▶ **DIRECTIONS FOR THIS TASK**: Filter this data down to the lines that hold "with", and copy them.

▶ **DATA SEGMENT**:
┄┄┄┄┄┄┄┄┄┄

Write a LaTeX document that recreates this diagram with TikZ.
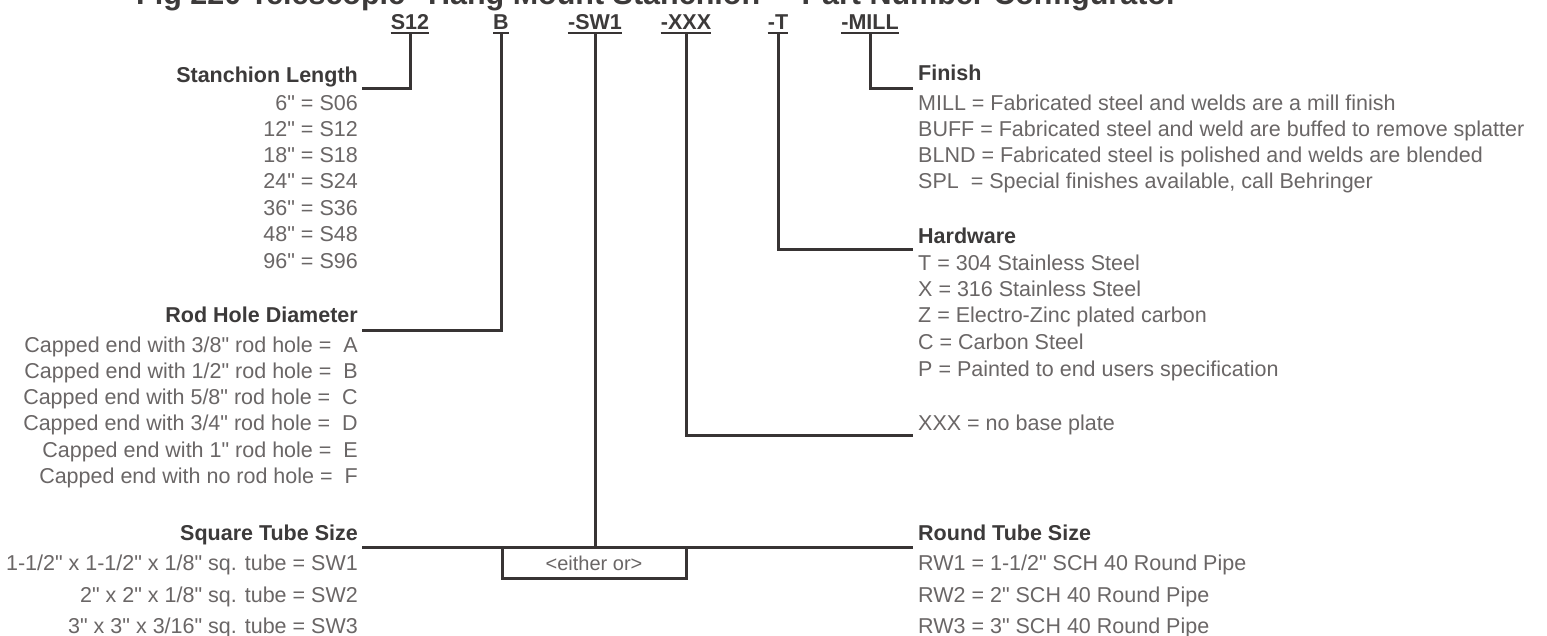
\documentclass[tikz,border=0pt]{standalone}
\usepackage{fontspec}
\setmainfont{Liberation Sans}[Ligatures=TeXOff]
\newcommand{\qq}{\symbol{34}}
\definecolor{linec}{HTML}{383434}
\definecolor{headc}{HTML}{3C3A3A}
\definecolor{bodyc}{HTML}{6A6666}
\begin{document}
\begin{tikzpicture}[x=1pt,y=-1pt,
  conn/.style={draw=linec, line width=3pt, line join=miter},
  uline/.style={draw=linec, line width=2pt},
  titletext/.style={inner sep=0pt, text=headc, font=\bfseries\fontsize{30.5}{33}\selectfont, anchor=base west},
  codetext/.style={inner sep=0pt, text=headc, font=\bfseries\fontsize{21.5}{24}\selectfont, anchor=base},
  headL/.style={inner sep=0pt, text=headc, font=\bfseries\fontsize{21.5}{24}\selectfont, anchor=base east},
  headR/.style={inner sep=0pt, text=headc, font=\bfseries\fontsize{21.5}{24}\selectfont, anchor=base west},
  bodyL/.style={inner sep=0pt, text=bodyc, font=\fontsize{21.5}{24}\selectfont, anchor=base east},
  bodyR/.style={inner sep=0pt, text=bodyc, font=\fontsize{21.5}{24}\selectfont, anchor=base west},
  boxtext/.style={inner sep=0pt, text=bodyc, font=\fontsize{20}{22}\selectfont}]
\useasboundingbox[fill=white] (0,0) rectangle (1547,635);

% title (cut off at the top, as in the reference)
\node[titletext] (title) at (136,4) {Fig 220 Telescopic \qq Hang Mount Stanchion\qq\ - Part Number Configurator};

% part number codes
\node[codetext] (cS) at (410,29) {S12};
\node[codetext] (cB) at (501,29) {B};
\node[codetext] (cSW) at (595,29) {-SW1};
\node[codetext] (cX) at (686,29) {-XXX};
\node[codetext] (cT) at (778,29) {-T};
\node[codetext] (cM) at (870,29) {-MILL};
\foreach \n in {cS,cB,cSW,cX,cT,cM}{
  \draw[uline] ([yshift=-4pt]\n.base west) -- ([yshift=-4pt]\n.base east);
}

% left column
\node[headL] (hLen) at (358,82) {Stanchion Length};
\node[bodyL] (l1) at (358,110) {6\qq\ = S06};
\node[bodyL] (l2) at (358,136) {12\qq\ = S12};
\node[bodyL] (l3) at (358,162) {18\qq\ = S18};
\node[bodyL] (l4) at (358,188) {24\qq\ = S24};
\node[bodyL] (l5) at (358,215) {36\qq\ = S36};
\node[bodyL] (l6) at (358,241) {48\qq\ = S48};
\node[bodyL] (l7) at (358,268) {96\qq\ = S96};

\node[headL] (hRod) at (358,322) {Rod Hole Diameter};
\node[bodyL] (r1) at (358,352) {Capped end with 3/8\qq\ rod hole = \ A};
\node[bodyL] (r2) at (358,378) {Capped end with 1/2\qq\ rod hole = \ B};
\node[bodyL] (r3) at (358,404) {Capped end with 5/8\qq\ rod hole = \ C};
\node[bodyL] (r4) at (358,430) {Capped end with 3/4\qq\ rod hole = \ D};
\node[bodyL] (r5) at (358,457) {Capped end with 1\qq\ rod hole = \ E};
\node[bodyL] (r6) at (358,483) {Capped end with no rod hole = \ F};

\node[headL] (hSq) at (358,540) {Square Tube Size};
\node[bodyL] (s1) at (358,570) {1-1/2\qq\ x 1-1/2\qq\ x 1/8\qq\ sq. tube = SW1};
\node[bodyL] (s2) at (358,602) {2\qq\ x 2\qq\ x 1/8\qq\ sq. tube = SW2};
\node[bodyL] (s3) at (358,633) {3\qq\ x 3\qq\ x 3/16\qq\ sq. tube = SW3};

% right column
\node[headR] (hFin) at (918,80) {Finish};
\node[bodyR] (f1) at (918,110) {MILL = Fabricated steel and welds are a mill finish};
\node[bodyR] (f2) at (918,136) {BUFF = Fabricated steel and weld are buffed to remove splatter};
\node[bodyR] (f3) at (918,162) {BLND = Fabricated steel is polished and welds are blended};
\node[bodyR] (f4) at (918,188) {SPL \ = Special finishes available, call Behringer};

\node[headR] (hHw) at (918,243) {Hardware};
\node[bodyR] (h1) at (918,270) {T = 304 Stainless Steel};
\node[bodyR] (h2) at (918,296) {X = 316 Stainless Steel};
\node[bodyR] (h3) at (918,322) {Z = Electro-Zinc plated carbon};
\node[bodyR] (h4) at (918,349) {C = Carbon Steel};
\node[bodyR] (h5) at (918,376) {P = Painted to end users specification};

\node[bodyR] (xb) at (918,430) {XXX = no base plate};

\node[headR] (hRd) at (918,540) {Round Tube Size};
\node[bodyR] (d1) at (918,570) {RW1 = 1-1/2\qq\ SCH 40 Round Pipe};
\node[bodyR] (d2) at (918,602) {RW2 = 2\qq\ SCH 40 Round Pipe};
\node[bodyR] (d3) at (918,633) {RW3 = 3\qq\ SCH 40 Round Pipe};

% either-or box
\coordinate (tubeL) at (362,547);
\coordinate (tubeR) at (913,547);
\coordinate (boxL) at (502,547);
\coordinate (boxR) at (686,547);
\node[boxtext] (either) at (594,563) {<either or>};

% connectors
\coordinate (lenEnd) at (362,88);
\coordinate (rodEnd) at (362,330);
\coordinate (finEnd) at (913,88);
\coordinate (hwEnd) at (913,249);
\coordinate (xEnd) at (913,435);

\draw[conn] ([yshift=-4pt]cS.base) |- (lenEnd);
\draw[conn] ([yshift=-4pt]cB.base) |- (rodEnd);
\draw[conn] ([yshift=-4pt]cSW.base) -- (cSW.base |- tubeL);
\draw[conn] ([yshift=-4pt]cX.base) |- (xEnd);
\draw[conn] ([yshift=-4pt]cT.base) |- (hwEnd);
\draw[conn] ([yshift=-4pt]cM.base) |- (finEnd);
\draw[conn] (tubeL) -- (tubeR);
\draw[conn] (boxL) -- ++(0,31) -| (boxR);
\end{tikzpicture}
\end{document}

┄┄┄┄┄┄┄┄┄┄

▶ **ANSWER IN FULL**:
Write a LaTeX document that recreates this diagram with TikZ.
\node[bodyL] (r1) at (358,352) {Capped end with 3/8\qq\ rod hole = \ A};
\node[bodyL] (r2) at (358,378) {Capped end with 1/2\qq\ rod hole = \ B};
\node[bodyL] (r3) at (358,404) {Capped end with 5/8\qq\ rod hole = \ C};
\node[bodyL] (r4) at (358,430) {Capped end with 3/4\qq\ rod hole = \ D};
\node[bodyL] (r5) at (358,457) {Capped end with 1\qq\ rod hole = \ E};
\node[bodyL] (r6) at (358,483) {Capped end with no rod hole = \ F};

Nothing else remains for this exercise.